Hochant légèrement de la tête, le jockey fit part d'une réponse positive. Et il mena sa monture sur la pelouse, laissant son entraineur sur le bas côté. La course ne tarderait pas à commencer. Il pourrait enfin porter fièrement cette casaque aux couleurs de Stormy, les défendre contre tous les ennemis qui se présenteraient face à lui. Mais ce qui le motivait réellement était de démontrer que sa mère pouvait entrainer des champions. Se retournant dans sa selle, il lui fit un dernier signe et parti au petit galop vers le départ. Le cœur battant, la jeune femme ne pouvait plus que patienter le départ et espérer. Espérer la victoire de ses protégés, mais plus encore, espérer qu'ils ne leur arrivent rien durant ces deux milles mètres. Prenant le petit totem entre ses deux mains jointes, elle murmura quelques mots d'encouragements qui se volatilisèrent dans le brouhaha des tribunes. Et le départ fut enfin donné quelques minutes après. Une pluie battante commença à submerger le terrain. Elle repéra vite des stries se détacher du peloton. Ils prenaient la tête et avaient fermement l'intention de la garder.
- Allez, la dernière.... Non ! PHEN ! STORMY !
La scène qui venait de se dérouler sous ses yeux la glaça d'effroi.
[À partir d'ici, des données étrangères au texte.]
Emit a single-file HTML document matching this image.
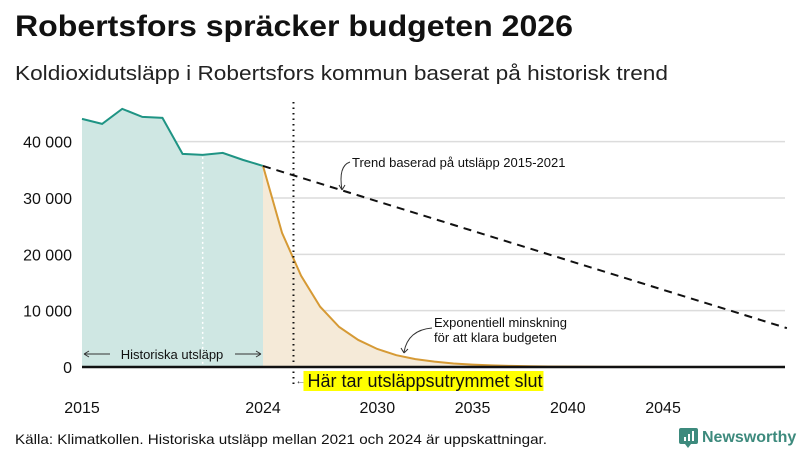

Alors que Stormy prenait son appel pour sauter la rivière, un éclair zigzaguant d'entre les nuages s'apprêtait à foudroyer le dôme des spectateurs. Cependant, le Zeblitz possédait, comme tous ses compatriotes de la même espèce que la sienne, la capacité d'attirer toute source d'électricité vers lui. Ce qui se produisit, faisant perdre l'équilibre du plané au couple, qui atterrit violemment dans la rivière. Et elle avait peur pour eux. Malgré cette sensation, son premier réflexe fut de courir en direction du drame. Elle espérait les retrouver en vie tous les deux. Elle priait pour qu'aucun autre coup de tonnerre ne vienne frapper à nouveau la terre.
À son arrivée, des équipes de secours prenaient déjà en charge le cavalier et sa monture. Haletante, elle s'approcha du groupe infirmier et de leurs patients. Par le biais de divers pokémons électriques, Stormy se déchargeait petit à petit de son trop plein d'énergie. Cependant, il n'en était pas de même du côté de son garçon. Le visage fermé des soigneurs en disait long sur son bambin. Celui ci, le sourire aux lèvres, paraissait serein. Son corps reposait allongé sur l'herbe humide, aux abords de la source d'eau. Ne pouvant guère retenir ses larmes, elle se précipita sur le corps inanimé de Phen. Reniant tout ce qui se passait autour d'elle, elle serra longuement son enfant habillé de noir et blanc. Il venait de réaliser son rêve à lui, il venait de réaliser son rêve à elle. Mais quelle contrepartie en échange ? Celui d'une vie sans aucun prix ?
Elle reposa son ange délicatement sur le sol, des larmes roulant sur ses joues rosie par la fraicheur nocturne. Stormy, lui tendant un objet dans sa bouche, frotta délicatement ses naseaux contre elle. Elle prit la petite boite qui, comme elle le comprit, était tombée de sa poche lors de sa course effrénée. Est ce que tout cela se serait déroulé si il avait gardé son porte bonheur sur lui ? Aurait-elle dût l'obliger à prendre ce grigri avec lui, avant qu'il ne parte sur le champs. Elle-même ignorait la réponse.
Elle ouvrit délicatement la boite à musique. Et la mélodie commença à retentir.